Optimal stopping problem with restricted stopping times

Question

Consider that you have some ergodic, time-homogenous Markov process $(X_n)_{n \ge 0}$ taking values in a finite space $S$. To solve $$ g(N, x) = \sup_{\tau \le N} E \left[ f(X_\tau) \mid X_0 = x \right] $$ one may use the value equations $$ v(n, x) = \max \left\{ f(x), E \left[ v(n+1, X_1) \mid X_0 = x \right] \right\}, n = 1, \ldots, N-1, \, v(N,x) = f(x) $$ and find an optimal solution by the relationship $v(0,x) = g(N, x)$. In the infinite horizon case $$ g(\infty, x) = \sup_{\tau} E \left[ f(X_\tau) \mid X_0 = x \right] $$ I know that you similarly deploy the value function.
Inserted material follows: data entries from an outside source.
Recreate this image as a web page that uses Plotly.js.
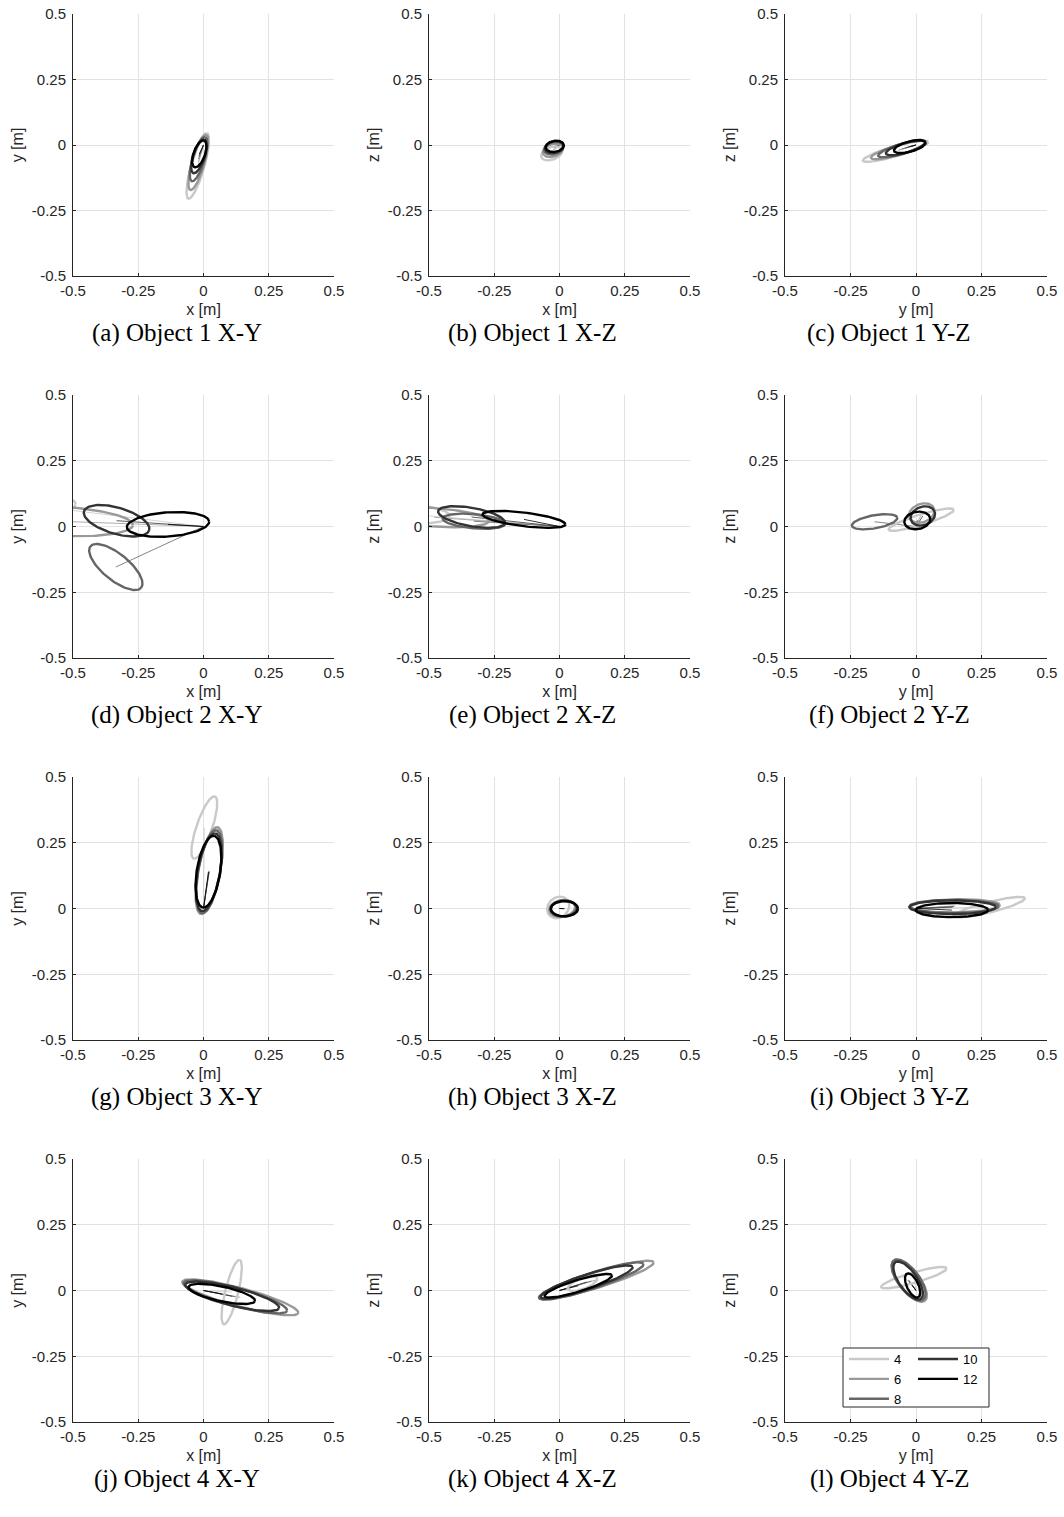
<!DOCTYPE html>
<html>
<head>
<meta charset="utf-8">
<script src="https://cdn.plot.ly/plotly-3.0.1.min.js"></script>
<style>html,body{margin:0;padding:0;background:#fff;}#plot{width:1064px;height:1517px;}</style>
</head>
<body>
<div id="plot"></div>
<script>
// Series names (legend) and panel definitions
const seriesNames = ['4', '6', '8', '10', '12'];
const captions = ['(a) Object 1 X-Y', '(b) Object 1 X-Z', '(c) Object 1 Y-Z',
                  '(d) Object 2 X-Y', '(e) Object 2 X-Z', '(f) Object 2 Y-Z',
                  '(g) Object 3 X-Y', '(h) Object 3 X-Z', '(i) Object 3 Y-Z',
                  '(j) Object 4 X-Y', '(k) Object 4 X-Z', '(l) Object 4 Y-Z'];
const xLabels = ['x [m]', 'x [m]', 'y [m]'];
const yLabels = ['y [m]', 'z [m]', 'z [m]'];
const tickVals = [-0.5, -0.25, 0, 0.25, 0.5];
const tickText = ['-0.5', '-0.25', '0', '0.25', '0.5'];

// Ellipse estimates per panel, one row per series (4,6,8,10,12):
// [centre h, centre v, semi-major, semi-minor, tilt in degrees]
const obj1XY = [[-0.022,-0.080,0.130,0.025,74],[-0.020,-0.066,0.110,0.024,74],[-0.019,-0.054,0.088,0.023,73],[-0.018,-0.043,0.068,0.022,72],[-0.016,-0.034,0.054,0.022,70]];
const obj1XZ = [[-0.030,-0.032,0.042,0.024,20],[-0.025,-0.020,0.040,0.024,18],[-0.022,-0.012,0.038,0.023,15],[-0.020,-0.008,0.036,0.022,12],[-0.018,-0.005,0.035,0.021,10]];
const obj1YZ = [[-0.078,-0.024,0.130,0.019,16],[-0.066,-0.019,0.110,0.019,16],[-0.054,-0.015,0.094,0.019,16],[-0.040,-0.011,0.078,0.019,16],[-0.024,-0.006,0.062,0.020,15]];
const obj2XY = [[-0.700,0.085,0.210,0.050,0],[-0.550,0.020,0.280,0.055,-3],[-0.336,-0.154,0.125,0.050,-39],[-0.333,0.022,0.130,0.050,-16],[-0.136,0.008,0.158,0.046,4]];
const obj2XZ = [[-0.620,0.050,0.200,0.040,-3],[-0.480,0.035,0.210,0.035,-4],[-0.328,0.020,0.120,0.027,-5],[-0.337,0.036,0.130,0.035,-10],[-0.136,0.027,0.160,0.026,-7]];
const obj2YZ = [[0.020,0.026,0.130,0.020,17],[0.022,0.051,0.050,0.035,20],[-0.158,0.018,0.088,0.025,10],[0.026,0.040,0.048,0.035,20],[0.005,0.023,0.050,0.033,10]];
const obj3XY = [[0.003,0.308,0.125,0.030,71],[0.022,0.144,0.168,0.042,79],[0.022,0.140,0.160,0.042,80],[0.020,0.138,0.150,0.043,80],[0.019,0.140,0.138,0.045,81]];
const obj3XZ = [[-0.005,0.004,0.045,0.038,40],[0.010,0.000,0.050,0.032,10],[0.015,0.000,0.050,0.030,5],[0.017,0.000,0.051,0.030,2],[0.019,-0.001,0.052,0.029,0]];
const obj3YZ = [[0.280,0.005,0.140,0.020,14],[0.150,0.010,0.170,0.025,1],[0.145,0.008,0.170,0.025,0],[0.140,0.005,0.165,0.026,0],[0.137,-0.006,0.138,0.027,0]];
const obj4XY = [[0.108,-0.006,0.126,0.025,76],[0.141,-0.026,0.230,0.035,-15],[0.122,-0.024,0.205,0.035,-15],[0.110,-0.022,0.185,0.035,-14],[0.070,-0.013,0.130,0.028,-12]];
const obj4XZ = [[0.088,0.026,0.060,0.020,20],[0.141,0.040,0.230,0.030,17],[0.122,0.036,0.210,0.030,18],[0.104,0.032,0.185,0.028,18],[0.072,0.018,0.135,0.022,17]];
const obj4YZ = [[-0.008,0.049,0.130,0.020,16],[-0.026,0.037,0.097,0.040,-52],[-0.028,0.040,0.093,0.040,-53],[-0.030,0.038,0.085,0.035,-55],[-0.013,0.019,0.050,0.022,-65]];

const panels = [obj1XY, obj1XZ, obj1YZ, obj2XY, obj2XZ, obj2YZ, obj3XY, obj3XZ, obj3YZ, obj4XY, obj4XZ, obj4YZ];

// Styling
const seriesColors = ['#c9c9c9', '#999999', '#666666', '#333333', '#000000'];
const colPx = [[73, 334], [429, 690], [785, 1047]];
const rowPx = [[14, 276], [395, 658], [777, 1040], [1159, 1422]];
const W = 1064, H = 1517;

function ellipsePath(p) {
  const [cx, cy, a, b, deg] = p;
  const t = deg * Math.PI / 180, xs = [], ys = [];
  const n = 120;
  for (let i = 0; i <= n; i++) {
    const u = 2 * Math.PI * i / n;
    const ex = a * Math.cos(u), ey = b * Math.sin(u);
    xs.push(cx + ex * Math.cos(t) - ey * Math.sin(t));
    ys.push(cy + ex * Math.sin(t) + ey * Math.cos(t));
  }
  return [xs, ys];
}

const traces = [];
const layout = {
  width: W, height: H,
  margin: {l: 0, r: 0, t: 0, b: 0},
  paper_bgcolor: '#ffffff', plot_bgcolor: '#ffffff',
  font: {family: 'Liberation Sans, Arial, sans-serif', color: '#262626'},
  showlegend: true,
  legend: {x: 844 / W, y: 1 - 1344 / H, xanchor: 'left', yanchor: 'top', bgcolor: 'rgba(0,0,0,0)',
           font: {size: 13, color: '#000'}, itemwidth: 40, tracegroupgap: 0},
  legend2: {x: 913 / W, y: 1 - 1344 / H, xanchor: 'left', yanchor: 'top', bgcolor: 'rgba(0,0,0,0)',
            font: {size: 13, color: '#000'}, itemwidth: 40, tracegroupgap: 0},
  annotations: [],
  shapes: [{type: 'rect', xref: 'paper', yref: 'paper', x0: 843 / W, x1: 989 / W, y0: 1 - 1407 / H, y1: 1 - 1348 / H,
            line: {color: '#262626', width: 1}, fillcolor: '#ffffff', layer: 'above'}]
};

panels.forEach((panel, k) => {
  const r = Math.floor(k / 3), c = k % 3;
  const idx = k + 1;
  const xa = 'x' + (idx === 1 ? '' : idx), ya = 'y' + (idx === 1 ? '' : idx);
  const xname = 'xaxis' + (idx === 1 ? '' : idx), yname = 'yaxis' + (idx === 1 ? '' : idx);
  // thin lines from origin to each ellipse centre
  panel.forEach((p, s) => {
    traces.push({x: [0, p[0]], y: [0, p[1]], xaxis: xa, yaxis: ya, mode: 'lines',
      line: {color: seriesColors[s], width: 0.8}, showlegend: false, hoverinfo: 'skip'});
  });
  panel.forEach((p, s) => {
    const [xs, ys] = ellipsePath(p);
    traces.push({x: xs, y: ys, xaxis: xa, yaxis: ya, mode: 'lines', name: seriesNames[s],
      legendgroup: 's' + s, legend: s < 3 ? 'legend' : 'legend2',
      showlegend: k === 11, line: {color: seriesColors[s], width: 2.4}, hoverinfo: 'skip'});
  });
  const axCommon = {
    range: [-0.5, 0.5], tickmode: 'array', tickvals: tickVals, ticktext: tickText,
    ticks: 'inside', ticklen: 3, tickcolor: '#262626', tickwidth: 1,
    showline: true, linecolor: '#262626', linewidth: 1, mirror: false,
    showgrid: true, gridcolor: '#e2e2e2', gridwidth: 1, zeroline: false,
    tickfont: {family: 'Liberation Sans, Arial, sans-serif', size: 15, color: '#262626'},
    automargin: false, fixedrange: true
  };
  layout[xname] = Object.assign({}, axCommon, {
    domain: [colPx[c][0] / W, colPx[c][1] / W], anchor: ya, ticklabelstandoff: 1,
    title: {text: xLabels[c], font: {size: 16, color: '#262626'}, standoff: 5}
  });
  layout[yname] = Object.assign({}, axCommon, {
    domain: [1 - rowPx[r][1] / H, 1 - rowPx[r][0] / H], anchor: xa, ticklabelstandoff: 3,
    title: {text: yLabels[c], font: {size: 16, color: '#262626'}, standoff: 4}
  });
  const capX = ((colPx[c][0] + colPx[c][1]) / 2 - 27) / W;
  const capY = 1 - (rowPx[r][1] + 57) / H;
  layout.annotations.push({text: captions[k], xref: 'paper', yref: 'paper', x: capX, y: capY,
    xanchor: 'center', yanchor: 'middle', showarrow: false,
    font: {family: 'Liberation Serif, Times New Roman, serif', size: 25, color: '#000'}});
});

Plotly.newPlot('plot', traces, layout, {staticPlot: true});
</script>
</body>
</html>
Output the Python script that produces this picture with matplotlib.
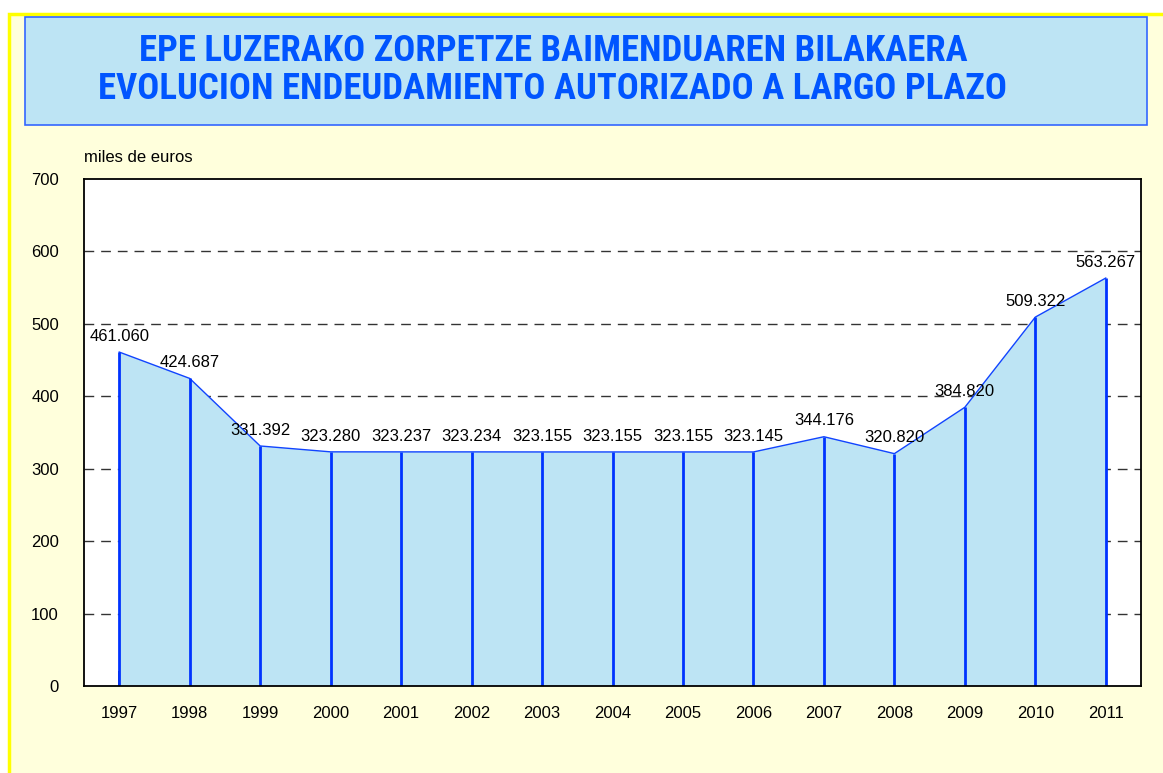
import matplotlib
matplotlib.use("Agg")
import matplotlib.pyplot as plt
from matplotlib.patches import Rectangle

years = ["1997", "1998", "1999", "2000", "2001", "2002", "2003", "2004",
         "2005", "2006", "2007", "2008", "2009", "2010", "2011"]
values = [461.060, 424.687, 331.392, 323.280, 323.237, 323.234, 323.155, 323.155,
          323.155, 323.145, 344.176, 320.820, 384.820, 509.322, 563.267]
labels = ["461.060", "424.687", "331.392", "323.280", "323.237", "323.234", "323.155",
          "323.155", "323.155", "323.145", "344.176", "320.820", "384.820", "509.322", "563.267"]
yticks = [0, 100, 200, 300, 400, 500, 600, 700]
title1 = "EPE LUZERAKO ZORPETZE BAIMENDUAREN BILAKAERA"
title2 = "EVOLUCION ENDEUDAMIENTO AUTORIZADO A LARGO PLAZO"

W, H = 1163, 773
fig = plt.figure(figsize=(W / 100, H / 100), dpi=100)
fig.patch.set_facecolor("white")

# outer light-yellow panel with yellow border
fig.patches.append(Rectangle((9 / W, -0.05), 1.1, 1 - 14 / H + 0.05, transform=fig.transFigure,
                             facecolor="#FFFFDC", edgecolor="#FFFF00", linewidth=2.5, zorder=-10))
# title box
fig.patches.append(Rectangle((25 / W, 1 - 125 / H), (1147 - 25) / W, (125 - 17) / H,
                             transform=fig.transFigure, facecolor="#BDE4F4",
                             edgecolor="#3366FF", linewidth=1.2, zorder=-9))
tfam = ["DejaVu Sans Condensed", "Liberation Sans Narrow", "Roboto Condensed",
        "Liberation Sans", "DejaVu Sans"]
fig.text(553 / W, 1 - 51 / H, title1, ha="center", va="center", fontsize=26.5,
         fontweight="bold", color="#0055FF", family=tfam, zorder=2)
fig.text(553 / W, 1 - 89 / H, title2, ha="center", va="center", fontsize=26.5,
         fontweight="bold", color="#0055FF", family=tfam, zorder=2)

left, right, top, bottom = 84, 1141, 179, 686
ax = fig.add_axes([left / W, 1 - bottom / H, (right - left) / W, (bottom - top) / H])
ax.set_zorder(5)
ax.set_facecolor("white")
x = list(range(len(years)))
ax.set_xlim(-0.5, len(years) - 0.5)
ax.set_ylim(0, 700)

for yv in yticks[1:-1]:
    ax.axhline(yv, color="#333333", linewidth=1, linestyle=(0, (7, 5)), zorder=1)

ax.fill_between(x, 0, values, facecolor="#BDE4F4", edgecolor="none", zorder=2)
ax.plot(x, values, color="#1144FF", linewidth=1.0, zorder=3)
ax.vlines(x, 0, values, colors="#0033FF", linewidth=2.0, zorder=3)

for xi, v, lab in zip(x, values, labels):
    ax.annotate(lab, (xi, v), xytext=(0, 6), textcoords="offset points",
                ha="center", va="bottom", fontsize=12, color="black",
                family=["Liberation Sans", "DejaVu Sans"], zorder=4)

ax.set_xticks(x)
ax.set_xticklabels(years)
ax.set_yticks(yticks)
ax.tick_params(axis="x", direction="in", length=11, width=1.2, color="#111133", pad=14.5,
               labelsize=12)
ax.tick_params(axis="y", length=0, pad=18, labelsize=12)
for lab in ax.get_xticklabels() + ax.get_yticklabels():
    lab.set_family(["Liberation Sans", "DejaVu Sans"])
for sp in ax.spines.values():
    sp.set_color("black")
    sp.set_linewidth(1.3)
    sp.set_zorder(5)

fig.text(left / W, 1 - 158 / H, "miles de euros", ha="left", va="center", fontsize=12,
         family=["Liberation Sans", "DejaVu Sans"])

fig.savefig("out.png", dpi=100)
But what I have been wondering is if it possible to restrict the stopping times to being in a subset of values $A \subset S$ and then find the optimal stopping time amongst these? That is to consider the problem $$ \sup_{\tau \in C} E \left[ f(X_\tau) \mid X_0 = x \right] $$ where $$ \tau \in C_A \iff \tau \stackrel{a.s.}{<} \infty, X_\tau \stackrel{a.s.}{\in} A $$ Any papers or links are much appreciated!